Emplearon en ella apenas cinco minutos, debidamente filmados en vídeo por el Encapuchado nº 4. Una vez inutilizada la persiana, hubo que entrar con una linterna para localizar el Reconector. Visto que no estaba ni en la recepción, ni en el despacho, ni en ninguna de las tres pequeñas aulas, sólo podía hallarse en la única habitación que permanecía cerrada bajo llave. La descerrajaron, entraron, envolvieron eso que parecía una impresora láser en una bolsa de basura industrial, y, entre dos, cargaron con ella hasta acomodarla en el portaequipajes de la furgoneta. Luego pintaron con espray de color negro el símbolo de los komandos de IKEA —un orinal del que salían tres rayitas que indicaban abundante olor— e iniciaron la retirada.
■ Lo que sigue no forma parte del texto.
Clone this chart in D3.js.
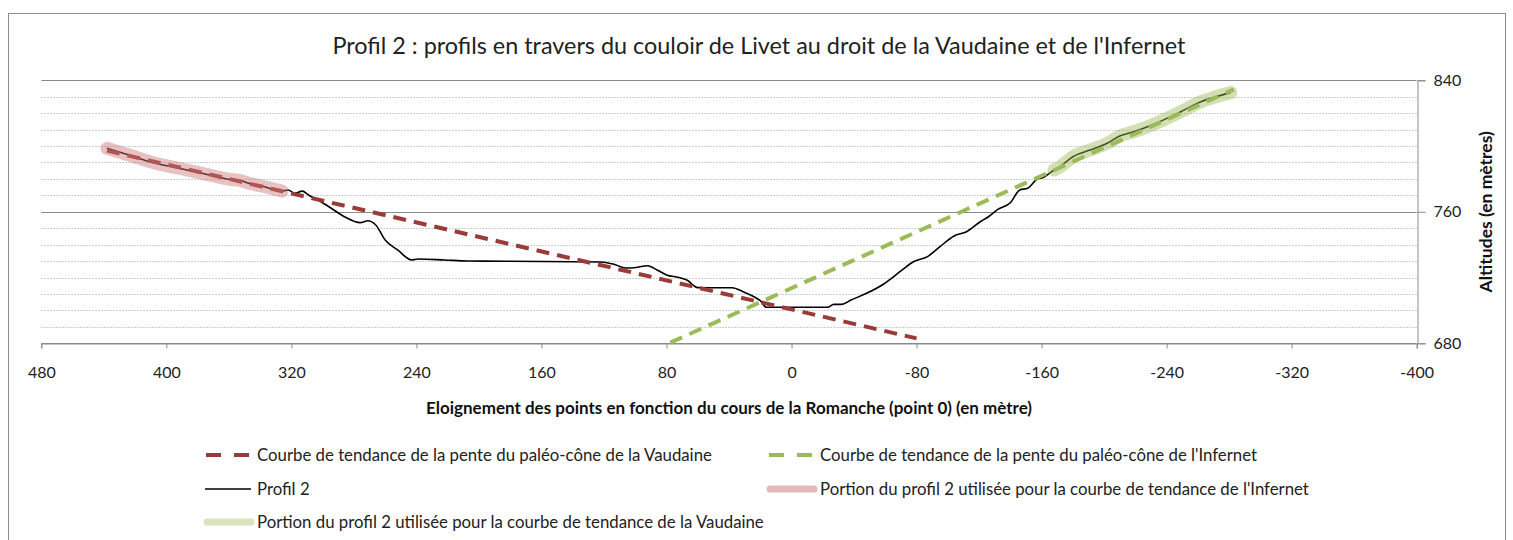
<!DOCTYPE html>
<html>
<head>
<meta charset="utf-8">
<script src="https://cdn.jsdelivr.net/npm/d3@7"></script>
<style>
  body { margin: 0; background: #fff; }
  svg { display: block; font-family: Lato, "Open Sans", sans-serif; }
</style>
</head>
<body>
<div id="viz"></div>
<script>
'use strict';

// distance to the Romanche (m) / altitude (m) of profil 2
var profileX = [438, 424, 407, 392, 377, 360, 352, 347, 339, 326, 322, 318, 313, 309, 303, 296,
    286, 276, 271, 266, 260, 252, 243, 239, 222, 207, 183, 122, 114, 106, 101, 92, 86, 80,
    72, 67, 60, 52, 38, 31, 24, 20, 16, -23, -27, -32, -38, -48, -59, -70, -78, -87, -95,
    -104, -112, -121, -126, -132, -140, -146, -151, -157, -161, -168, -172, -180, -191,
    -202, -210, -219, -234, -249, -262, -271, -281];
var profileY = [798.6, 794.6, 789.5, 786.5, 783.4, 779.8, 778.9, 777.3, 775.7, 772.6, 773.3,
    771.3, 772.6, 770.2, 767.2, 763.1, 757.0, 753.4, 754.6, 752.0, 742.8, 736.8, 730.7, 731.3,
    730.7, 730.1, 729.9, 729.5, 728.2, 725.8, 726.0, 727.2, 724.6, 721.6, 720.0, 718.5, 713.9,
    713.8, 713.8, 711.4, 708.3, 705.9, 701.9, 701.9, 703.7, 703.7, 706.3, 710.4, 716.1, 724.0,
    729.6, 732.7, 738.8, 745.3, 747.9, 754.1, 757.0, 761.5, 765.5, 773.3, 774.3, 779.8, 780.9,
    785.4, 787.6, 793.5, 797.6, 801.7, 806.1, 808.7, 814.2, 820.9, 827.0, 829.8, 832.5];

// trend lines (end points)
var vaudaineTrendX = [438, -80];
var vaudaineTrendY = [797.2, 683.0];
var infernetTrendX = [77.6, -283];
var infernetTrendY = [680.4, 834.5];

// parts of the profile used for the trend lines
var pinkPortionRange = [326, 438];
var greenPortionRange = [-283, -168];

var xTicks = [480, 400, 320, 240, 160, 80, 0, -80, -160, -240, -320, -400];
var yTicks = [680, 760, 840];
var yMinor = [690, 700, 710, 720, 730, 740, 750, 770, 780, 790, 800, 810, 820, 830];

var title = "Profil 2 : profils en travers du couloir de Livet au droit de la Vaudaine et de l'Infernet";
var xTitle = 'Eloignement des points en fonction du cours de la Romanche (point 0) (en mètre)';
var yTitle = 'Altitudes (en mètres)';

var legendItems = [
    {label: 'Courbe de tendance de la pente du paléo-cône de la Vaudaine', kind: 'dash', color: '#993b38', col: 0, row: 0},
    {label: "Courbe de tendance de la pente du paléo-cône de l'Infernet", kind: 'dash', color: '#9bbb59', col: 1, row: 0},
    {label: 'Profil 2', kind: 'line', color: '#000', col: 0, row: 1},
    {label: "Portion du profil 2 utilisée pour la courbe de tendance de l'Infernet", kind: 'band', color: '#e6b9b8', col: 1, row: 1},
    {label: 'Portion du profil 2 utilisée pour la courbe de tendance de la Vaudaine', kind: 'band', color: '#d7e4bd', col: 0, row: 2}
];

var width = 1513,
    height = 540;
var plotLeft = 41.3,
    plotRight = 1416.7,
    plotTop = 80.3,
    plotBottom = 343.3;

var svg = d3.select('#viz').append('svg')
    .attr('width', width)
    .attr('height', height);

svg.append('rect')
    .attr('x', 8.5).attr('y', 13.5)
    .attr('width', 1497).attr('height', 560)
    .attr('fill', '#fff')
    .attr('stroke', '#8c8c8c');

var x = d3.scaleLinear().domain([480, -400]).range([plotLeft, plotRight]);
var y = d3.scaleLinear().domain([680, 840]).range([plotBottom, plotTop]);

// grid
svg.append('g')
    .selectAll('line')
    .data(yMinor)
    .enter().append('line')
    .attr('x1', plotLeft).attr('x2', plotRight)
    .attr('y1', d => Math.round(y(d)) + 0.5)
    .attr('y2', d => Math.round(y(d)) + 0.5)
    .attr('stroke', '#bdbdbd')
    .attr('stroke-dasharray', '1.5,1.5');
svg.append('g')
    .selectAll('line')
    .data(yTicks)
    .enter().append('line')
    .attr('x1', plotLeft).attr('x2', plotRight)
    .attr('y1', d => Math.round(y(d)) + 0.5)
    .attr('y2', d => Math.round(y(d)) + 0.5)
    .attr('stroke', '#8a8a8a');

// x axis (plain hyphen for negatives, like the original)
var xAxis = svg.append('g')
    .attr('transform', 'translate(0,' + (Math.round(plotBottom) + 0.5) + ')')
    .call(d3.axisBottom(x).tickValues(xTicks).tickFormat(d => String(d)).tickSize(5).tickPadding(18));
xAxis.select('.domain').attr('stroke', '#8a8a8a');
xAxis.selectAll('.tick line').attr('stroke', '#8a8a8a');
xAxis.selectAll('.tick text')
    .attr('fill', '#222')
    .style('font-size', '16px')
    .style('font-family', 'Lato, sans-serif');

// y axis on the right
var yAxis = svg.append('g')
    .attr('transform', 'translate(' + (Math.round(plotRight) + 0.5) + ',0)')
    .call(d3.axisRight(y).tickValues(yTicks).tickSize(8).tickPadding(8));
yAxis.select('.domain').attr('stroke', '#8a8a8a');
yAxis.selectAll('.tick line').attr('stroke', '#8a8a8a');
yAxis.selectAll('.tick text')
    .attr('fill', '#222')
    .style('font-size', '16px')
    .style('font-family', 'Lato, sans-serif');

var pts = profileX.map((d, i) => ({x: d, y: profileY[i]}));
var line = d3.line()
    .x(d => x(d.x))
    .y(d => y(d.y))
    .curve(d3.curveMonotoneX);
var straight = d3.line()
    .x(d => x(d.x))
    .y(d => y(d.y));

// profile
svg.append('path')
    .datum(pts)
    .attr('d', line)
    .attr('fill', 'none')
    .attr('stroke', '#000')
    .attr('stroke-width', 1.6);

// trend lines
function trend(xs, ys, color) {
    svg.append('path')
        .datum(xs.map((d, i) => ({x: d, y: ys[i]})))
        .attr('d', straight)
        .attr('fill', 'none')
        .attr('stroke', color)
        .attr('stroke-width', 4)
        .attr('stroke-dasharray', '13,8');
}
trend(vaudaineTrendX, vaudaineTrendY, '#993b38');
trend(infernetTrendX, infernetTrendY, '#9bbb59');

// highlighted portions of the profile
function portion(range, color) {
    svg.append('path')
        .datum(pts.filter(d => d.x >= range[0] && d.x <= range[1]))
        .attr('d', line)
        .attr('fill', 'none')
        .attr('stroke', color)
        .attr('stroke-opacity', 0.45)
        .attr('stroke-width', 13)
        .attr('stroke-linecap', 'round')
        .attr('stroke-linejoin', 'round');
}
portion(pinkPortionRange, '#cd7878');
portion(greenPortionRange, '#9bbb59');

// titles
svg.append('text')
    .attr('x', 759).attr('y', 54)
    .attr('text-anchor', 'middle')
    .attr('fill', '#222')
    .style('font-size', '23.4px')
    .text(title);
svg.append('text')
    .attr('x', (plotLeft + plotRight) / 2).attr('y', 414)
    .attr('text-anchor', 'middle')
    .attr('fill', '#111')
    .style('font-size', '17px')
    .style('font-weight', 'bold')
    .text(xTitle);
svg.append('text')
    .attr('transform', 'translate(1492,' + ((plotTop + plotBottom) / 2) + ') rotate(-90)')
    .attr('text-anchor', 'middle')
    .attr('fill', '#111')
    .style('font-size', '17.5px')
    .style('font-weight', 'bold')
    .text(yTitle);

// legend
var colX = [205, 768],
    rowY = [455, 489, 522];
var legend = svg.append('g')
    .selectAll('g')
    .data(legendItems)
    .enter().append('g')
    .attr('transform', d => 'translate(' + colX[d.col] + ',' + rowY[d.row] + ')');
legend.each(function(d) {
    var g = d3.select(this);
    if (d.kind === 'dash') {
        g.append('line')
            .attr('x1', 1).attr('x2', 45).attr('y1', 0).attr('y2', 0)
            .attr('stroke', d.color)
            .attr('stroke-width', 4)
            .attr('stroke-dasharray', '15,13');
    } else if (d.kind === 'line') {
        g.append('line')
            .attr('x1', 0).attr('x2', 46).attr('y1', 0).attr('y2', 0)
            .attr('stroke', d.color)
            .attr('stroke-width', 1.6);
    } else {
        g.append('line')
            .attr('x1', 2).attr('x2', 46).attr('y1', 0).attr('y2', 0)
            .attr('stroke', d.color)
            .attr('stroke-width', 7)
            .attr('stroke-linecap', 'round');
    }
    g.append('text')
        .attr('x', 52)
        .attr('y', 6)
        .attr('fill', '#222')
        .style('font-size', '16.8px')
        .text(d.label);
});
</script>
</body>
</html>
La exquisitez del plan consistía en haber elegido los puntos de choque de los dos coches de tal modo que, atendiendo a las distintas direcciones permitidas o prohibidas, ningún vehículo policial pudiera llegar a la calle de la Gallineta, y sin embargo la furgoneta sí pudiera salir. Sólo fue cuestión de seguir el trayecto previamente estudiado y trazado por el Encapuchado nº 6 sobre el mapa para que, exactamente a las 2.07 de la madrugada, la furgoneta con los seis Encapuchados y el Reconector requisado salieran de la población en dirección sur.

Según informaba el Google Maps, a una media de 110 km/h, les quedaban 7 horas de viaje hasta Madriz conduciendo en turnos cronometrados de 70 minutos.

—Coño, nos hemos dejado las latas de atún en el Jaguar —dijo nº 2.

A pesar del descuido, les alegró bastante el viaje el cheque de 100.000 euros que la Encapuchada nº 1 se sacó de un bolsillo y que fue pasando de mano en mano.